The change looks good, but I don't know what the intent behind this definition was in the first place (since it is barely used). There are two possibilities here:

1. A StrictMonCategory is a monoidal {strict category}. This is the interpretation taken by this PR.
2. A StrictMonCategory is a MonoidalCategory where the coherence isomorphisms are identities. This the interpretation suggested by @anuyts in Strict monoidal categories lack coherence laws #753.

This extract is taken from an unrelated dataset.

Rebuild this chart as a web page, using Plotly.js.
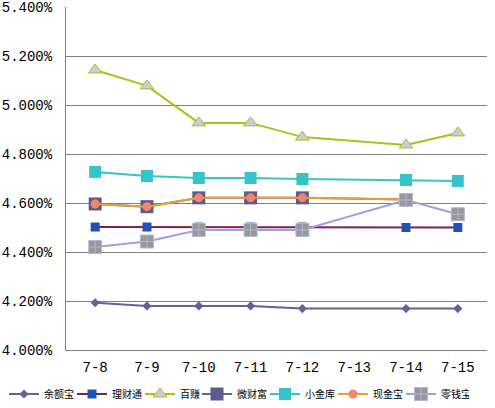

Opinions from @barrettj12 or @anuyts? If there are no objections I will just merge.

[anuyts]

I think this is (equally) wrong before and after. The unit and associativity laws should concern the entire functors, not just their object part. The current formulation is only correct on thin/posetal categories.

[ecavallo]

Thanks, I completely overlooked that.

[anuyts]

Additionally, in the light of #753 cited by @anshwad10 , I think we need triangle & pentagon coherence laws since we cannot assume that the type of objects is an hset.

[ecavallo]

As it stands the PR does assume the type of objects is an h-set, as part of the definition of IsMonoid. This is what I meant by strict category in my option "1".

[anshwad10]

Yeah, I had forgotten to axioms for the morphisms too (so I added it now). I think strict monoidal categories should have underlying strict categories, which is why I required the type of objects to be a set instead of assuming more coherence laws.

[anuyts]

Ok, that makes sense.

[ecavallo]

Then I will merge! Thanks all.